The Gun Kata and Grammaton clerics a new arm of the law always wear very conservative clothing. The audience is unable to connect to the Gun Kata as they appear desensitised. The costumes emphasise how they are emotionless and powerful. At the end of the film when Preston is fighting the Tetragrammaton government and Father, he wears an all white pristine uniform. This use of costume strongly symbolises good versus evil. It also makes Preston seem god like and powerful as he is the saviour of Libria. An example of good vs. evil is when DuPont begs for his life staring up at Preston.

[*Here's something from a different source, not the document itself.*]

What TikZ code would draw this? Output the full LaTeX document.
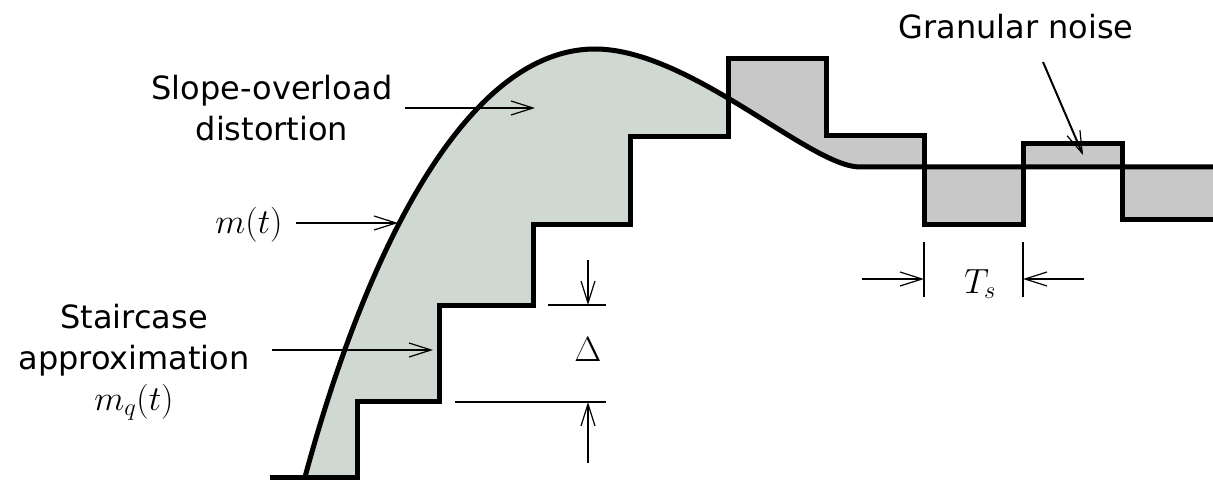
\RequirePackage{fix-cm}
\documentclass[tikz,border=0pt]{standalone}
\usepackage[no-math]{fontspec}
\setmainfont{DejaVu Sans}
\usepackage{tikz}
\usetikzlibrary{arrows.meta}
\definecolor{overloadgreen}{HTML}{D0D8D2}
\definecolor{noisegrey}{HTML}{C8C8C8}
\newcommand{\bigmath}{\fontsize{35}{41}\selectfont}

\begin{document}
\begin{tikzpicture}[x=1pt,y=-1pt,
  lbl/.style={font=\fontsize{32}{41}\selectfont,align=center,inner sep=0pt},
  mlbl/.style={lbl,font=\bigmath},
  heavy/.style={line width=5pt,line join=miter},
  arr/.style={-{Straight Barb[length=22pt,width=14pt,line width=1.2pt]},line width=2pt},
  dim/.style={line width=2pt}]

  \useasboundingbox (0,0) rectangle (1213,481);

  \path[save path=\errpath] (305,477) .. controls (365,255) and (465,49) .. (595,49)
    .. controls (690,49) and (810,167) .. (860,167) -- (1213,167)
    -- (1213,220) -- (1122,220) -- (1122,144) -- (1023,144) -- (1023,225)
    -- (924,225) -- (924,136) -- (826,136) -- (826,59) -- (728,59)
    -- (728,137) -- (630,137) -- (630,225) -- (533,225) -- (533,305)
    -- (439,305) -- (439,401) -- (357,401) -- (357,477) -- cycle;
  \fill[noisegrey,use path=\errpath];
  \begin{scope}
    \clip (0,0) rectangle (728,481);
    \fill[overloadgreen,use path=\errpath];
  \end{scope}

  \draw[heavy] (270,477) -| (357,401) -| (439,305) -| (533,225) -| (630,137)
    -| (728,59) -| (826,136) -| (924,225) -| (1023,144) -| (1122,220) -- (1213,220);
  \draw[heavy] (305,477) .. controls (365,255) and (465,49) .. (595,49)
    .. controls (690,49) and (810,167) .. (860,167) -- (1213,167);

  \node[lbl] (solbl) at (272,108) {Slope-overload\\distortion};
  \node[mlbl] (mlbl) at (249,225) {$m(t)$};
  \node[lbl] (stlbl) at (134,362) {Staircase\\approximation\\{\bigmath$m_q(t)$}};
  \node[lbl] (gnlbl) at (1016,27) {Granular noise};
  \node[mlbl] (dlbl) at (588,350) {$\Delta$};
  \node[mlbl] (tslbl) at (980,284) {$T_s$};

  \coordinate (sotip) at (535,108);
  \coordinate (mtip) at (398,223);
  \coordinate (sttip) at (433,350);
  \coordinate (gntail) at (1043,62);
  \coordinate (gntip) at (1083,155);
  \coordinate (dtop) at (588,305);
  \coordinate (dbot) at (588,402);
  \coordinate (tsl) at (924,279);
  \coordinate (tsr) at (1023,279);

  \draw[arr,shorten <=12pt] (solbl.east |- sotip) -- (sotip);
  \draw[arr,shorten <=13pt] (mlbl.east |- mtip) -- (mtip);
  \draw[arr,shorten <=22pt] (stlbl.east |- sttip) -- (sttip);
  \draw[arr] (gntail) -- (gntip);

  \draw[dim] (548,305) -- (606,305);
  \draw[dim] (455,402) -- (606,402);
  \draw[arr] (588,260) -- (dtop);
  \draw[arr] (588,463) -- (dbot);

  \draw[dim] (924,242) -- (924,297);
  \draw[dim] (1023,242) -- (1023,297);
  \draw[arr] (862,279) -- (tsl);
  \draw[arr] (1084,279) -- (tsr);
\end{tikzpicture}
\end{document}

Preston takes DuPont’s life in revenge of Mary’s death. Preston now has smeared blood upon his white uniform, symbolising that he has blood on his hands. The camerawork has been crafted through the film to portray the idea of control. In Low angle shots, Father appears on large screens in the town of Libria. This is significant as it shows the power and status Father has over the people. The director uses high shots to show Father looking down on his puppet, Preston. This shot expresses Father’s power and presence is higher than Preston’s.
There are close up’s of John injecting Prozium into his system. This illustrates how the Tetragrammaton Government has the unconscious power to make one take drugs. This may be to prevent a fourth world war like the government states or possibly other intentions of making sure the people are powerless. If the Librians have no emotions they have no free will. These effective shots work incredibly well considering Wimmer’s minimal budget. The Music has been used from beginning to end to show internal and external conflicts.

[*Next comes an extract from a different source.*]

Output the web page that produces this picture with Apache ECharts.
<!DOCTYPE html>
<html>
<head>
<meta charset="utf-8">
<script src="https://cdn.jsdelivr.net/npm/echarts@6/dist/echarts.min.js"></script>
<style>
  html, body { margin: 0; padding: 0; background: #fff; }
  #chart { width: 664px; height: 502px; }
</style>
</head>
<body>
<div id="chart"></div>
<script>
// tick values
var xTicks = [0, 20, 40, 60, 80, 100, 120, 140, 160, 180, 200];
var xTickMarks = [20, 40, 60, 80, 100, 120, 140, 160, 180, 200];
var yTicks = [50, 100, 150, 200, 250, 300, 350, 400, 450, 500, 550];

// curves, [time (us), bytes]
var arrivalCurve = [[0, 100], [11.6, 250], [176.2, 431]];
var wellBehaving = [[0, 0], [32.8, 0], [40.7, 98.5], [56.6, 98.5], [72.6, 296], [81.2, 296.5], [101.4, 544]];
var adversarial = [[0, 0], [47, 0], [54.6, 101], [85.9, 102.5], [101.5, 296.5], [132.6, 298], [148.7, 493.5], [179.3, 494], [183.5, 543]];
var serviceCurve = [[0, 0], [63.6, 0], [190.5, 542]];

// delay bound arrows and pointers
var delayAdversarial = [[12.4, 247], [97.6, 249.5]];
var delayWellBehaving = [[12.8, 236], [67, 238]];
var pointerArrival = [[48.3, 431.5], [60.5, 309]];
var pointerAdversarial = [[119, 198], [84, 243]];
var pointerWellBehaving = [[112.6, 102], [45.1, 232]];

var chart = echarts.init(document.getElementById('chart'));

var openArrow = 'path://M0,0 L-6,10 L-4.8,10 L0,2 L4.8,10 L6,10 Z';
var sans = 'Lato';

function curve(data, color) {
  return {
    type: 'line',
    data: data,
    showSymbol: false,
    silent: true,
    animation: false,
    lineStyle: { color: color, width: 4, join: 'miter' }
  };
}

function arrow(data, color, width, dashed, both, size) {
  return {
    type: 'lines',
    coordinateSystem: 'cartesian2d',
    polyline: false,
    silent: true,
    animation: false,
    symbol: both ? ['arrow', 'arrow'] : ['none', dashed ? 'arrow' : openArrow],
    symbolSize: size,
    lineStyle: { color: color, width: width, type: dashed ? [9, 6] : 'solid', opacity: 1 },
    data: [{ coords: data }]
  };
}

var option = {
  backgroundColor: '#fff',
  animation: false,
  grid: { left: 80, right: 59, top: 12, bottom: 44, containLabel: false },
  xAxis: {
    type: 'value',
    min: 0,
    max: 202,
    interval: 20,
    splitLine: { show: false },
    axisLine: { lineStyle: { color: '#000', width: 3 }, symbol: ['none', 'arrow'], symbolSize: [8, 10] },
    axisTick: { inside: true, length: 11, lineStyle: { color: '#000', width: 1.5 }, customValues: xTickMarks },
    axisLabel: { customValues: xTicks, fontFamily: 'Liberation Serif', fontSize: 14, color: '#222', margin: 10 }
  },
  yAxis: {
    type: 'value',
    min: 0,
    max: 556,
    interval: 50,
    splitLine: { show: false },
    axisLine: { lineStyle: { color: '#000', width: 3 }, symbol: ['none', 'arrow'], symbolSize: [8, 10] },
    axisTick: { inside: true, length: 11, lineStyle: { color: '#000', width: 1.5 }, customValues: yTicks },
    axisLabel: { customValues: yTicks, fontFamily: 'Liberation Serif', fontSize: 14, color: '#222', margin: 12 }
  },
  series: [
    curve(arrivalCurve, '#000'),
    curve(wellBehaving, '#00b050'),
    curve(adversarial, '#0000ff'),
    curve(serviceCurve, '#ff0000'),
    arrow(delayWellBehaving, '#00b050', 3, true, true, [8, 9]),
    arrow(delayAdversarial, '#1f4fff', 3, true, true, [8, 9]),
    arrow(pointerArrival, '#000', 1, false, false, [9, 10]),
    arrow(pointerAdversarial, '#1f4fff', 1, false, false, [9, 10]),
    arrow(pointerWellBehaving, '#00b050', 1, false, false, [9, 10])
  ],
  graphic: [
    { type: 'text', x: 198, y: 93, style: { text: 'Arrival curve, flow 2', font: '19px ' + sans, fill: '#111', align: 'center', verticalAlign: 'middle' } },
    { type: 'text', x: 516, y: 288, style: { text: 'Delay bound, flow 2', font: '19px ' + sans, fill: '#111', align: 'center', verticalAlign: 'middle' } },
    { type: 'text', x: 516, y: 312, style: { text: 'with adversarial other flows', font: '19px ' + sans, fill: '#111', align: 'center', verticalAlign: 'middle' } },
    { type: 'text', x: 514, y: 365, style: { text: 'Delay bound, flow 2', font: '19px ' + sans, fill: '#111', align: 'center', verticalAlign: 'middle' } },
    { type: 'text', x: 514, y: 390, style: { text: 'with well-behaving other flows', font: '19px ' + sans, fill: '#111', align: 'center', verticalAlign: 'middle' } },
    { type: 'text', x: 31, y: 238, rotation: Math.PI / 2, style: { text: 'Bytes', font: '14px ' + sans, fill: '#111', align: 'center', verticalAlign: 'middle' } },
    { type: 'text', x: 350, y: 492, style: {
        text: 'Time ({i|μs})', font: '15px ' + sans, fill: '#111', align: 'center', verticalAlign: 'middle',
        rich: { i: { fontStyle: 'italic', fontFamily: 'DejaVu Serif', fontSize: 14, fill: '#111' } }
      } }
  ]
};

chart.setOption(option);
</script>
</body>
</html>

In the first scene the music sounded dark and unnatural; the sense offenders are shown in a building guarding a painting. The music then changed to an upbeat orchestral symphony; and Preston is shown outside the building. The music then becomes dark and dangerous again. This use of music has been used by the director to show how the painting means life. The dark music is used to emphasise the eerie feeling that Preston gives showing the audience he’s mysterious and dangerous. Initially the film has very dull and quiet music in the background.

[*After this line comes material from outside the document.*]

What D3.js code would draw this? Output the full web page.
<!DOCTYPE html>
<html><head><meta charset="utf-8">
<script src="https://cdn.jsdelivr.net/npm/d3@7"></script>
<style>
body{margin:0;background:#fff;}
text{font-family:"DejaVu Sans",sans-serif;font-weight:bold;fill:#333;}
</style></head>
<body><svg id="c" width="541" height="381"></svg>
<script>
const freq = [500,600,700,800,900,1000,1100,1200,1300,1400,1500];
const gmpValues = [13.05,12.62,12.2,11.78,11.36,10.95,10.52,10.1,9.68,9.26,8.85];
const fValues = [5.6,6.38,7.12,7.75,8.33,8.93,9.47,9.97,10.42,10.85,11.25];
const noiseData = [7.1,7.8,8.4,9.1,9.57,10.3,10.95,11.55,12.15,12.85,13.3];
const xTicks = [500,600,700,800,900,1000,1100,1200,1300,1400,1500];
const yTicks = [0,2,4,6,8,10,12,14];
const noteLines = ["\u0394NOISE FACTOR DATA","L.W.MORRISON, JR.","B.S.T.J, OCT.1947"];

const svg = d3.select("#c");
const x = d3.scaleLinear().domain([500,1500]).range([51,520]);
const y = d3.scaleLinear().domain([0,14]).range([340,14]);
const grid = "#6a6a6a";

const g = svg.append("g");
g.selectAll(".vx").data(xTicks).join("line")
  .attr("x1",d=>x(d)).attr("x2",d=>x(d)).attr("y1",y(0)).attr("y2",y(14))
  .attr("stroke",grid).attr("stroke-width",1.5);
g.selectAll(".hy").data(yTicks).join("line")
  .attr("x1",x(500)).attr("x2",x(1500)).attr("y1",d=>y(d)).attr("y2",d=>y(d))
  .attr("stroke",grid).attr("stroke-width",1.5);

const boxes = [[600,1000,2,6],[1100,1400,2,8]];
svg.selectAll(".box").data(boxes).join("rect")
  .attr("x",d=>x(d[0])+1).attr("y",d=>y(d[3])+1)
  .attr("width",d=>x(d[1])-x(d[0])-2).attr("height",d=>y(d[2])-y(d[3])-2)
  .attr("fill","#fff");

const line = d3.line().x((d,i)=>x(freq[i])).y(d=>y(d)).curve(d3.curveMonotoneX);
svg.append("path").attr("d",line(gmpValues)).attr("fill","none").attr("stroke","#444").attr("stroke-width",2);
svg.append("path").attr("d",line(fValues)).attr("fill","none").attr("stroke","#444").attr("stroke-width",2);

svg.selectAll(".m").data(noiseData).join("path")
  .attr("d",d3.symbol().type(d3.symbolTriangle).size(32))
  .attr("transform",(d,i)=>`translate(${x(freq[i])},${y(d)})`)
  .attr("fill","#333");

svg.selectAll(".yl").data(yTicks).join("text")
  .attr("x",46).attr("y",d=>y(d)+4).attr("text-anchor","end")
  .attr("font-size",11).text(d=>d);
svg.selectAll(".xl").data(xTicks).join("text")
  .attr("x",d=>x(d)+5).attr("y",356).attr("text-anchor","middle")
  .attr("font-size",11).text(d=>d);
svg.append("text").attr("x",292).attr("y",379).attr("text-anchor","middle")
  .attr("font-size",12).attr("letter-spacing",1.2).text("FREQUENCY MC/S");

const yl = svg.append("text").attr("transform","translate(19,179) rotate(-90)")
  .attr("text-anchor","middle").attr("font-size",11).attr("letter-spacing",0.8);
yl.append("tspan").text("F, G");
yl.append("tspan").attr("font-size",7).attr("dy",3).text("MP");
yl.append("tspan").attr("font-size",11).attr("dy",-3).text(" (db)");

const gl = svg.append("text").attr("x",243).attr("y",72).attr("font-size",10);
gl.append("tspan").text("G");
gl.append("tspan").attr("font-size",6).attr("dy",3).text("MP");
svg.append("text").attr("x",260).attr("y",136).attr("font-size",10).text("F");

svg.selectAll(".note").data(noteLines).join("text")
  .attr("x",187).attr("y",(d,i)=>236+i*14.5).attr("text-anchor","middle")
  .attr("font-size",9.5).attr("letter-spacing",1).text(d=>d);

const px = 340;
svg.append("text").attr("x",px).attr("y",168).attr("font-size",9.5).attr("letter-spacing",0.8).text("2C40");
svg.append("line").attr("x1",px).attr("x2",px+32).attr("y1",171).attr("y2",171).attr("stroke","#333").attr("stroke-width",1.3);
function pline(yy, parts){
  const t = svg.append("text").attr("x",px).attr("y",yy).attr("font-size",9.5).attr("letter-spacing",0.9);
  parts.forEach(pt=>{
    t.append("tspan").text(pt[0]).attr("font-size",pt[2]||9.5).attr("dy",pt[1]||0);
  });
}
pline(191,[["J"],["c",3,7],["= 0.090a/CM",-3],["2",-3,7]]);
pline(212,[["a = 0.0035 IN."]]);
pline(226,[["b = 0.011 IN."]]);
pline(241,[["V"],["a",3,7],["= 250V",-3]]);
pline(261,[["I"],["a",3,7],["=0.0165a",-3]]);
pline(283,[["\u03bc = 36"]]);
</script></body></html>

When Preston gains feeling and emotions the music becomes more upbeat and louder. This highlights the change that Preston experiences. It is a powerful use of music as it is a link that feelings are what music sounds like. It also shows how the change has been for the better as at the start of the film the music was eerie and towards the middle and end the music was happy and upbeat. Wimmer did a remarkable job of portraying a society where people live their lives with no emotions. He demonstrates how media and higher forms of power control the perceptual world.
The media shown in the film like The Mona Lisa and Beethoven demonstrate what would be missing in society. If they were destroyed, how the propaganda of a government would take away more life than what they proclaim they are saving. It also shows us that it is important to always fight for ones free will and never let the media take that away from one. In today’s society days media judges how we should look and act yet the masses conform to this media. The masses conform in order to not be socially shunned. Yet it is critical to remember to frequently take a stand for our individuality like John Preston.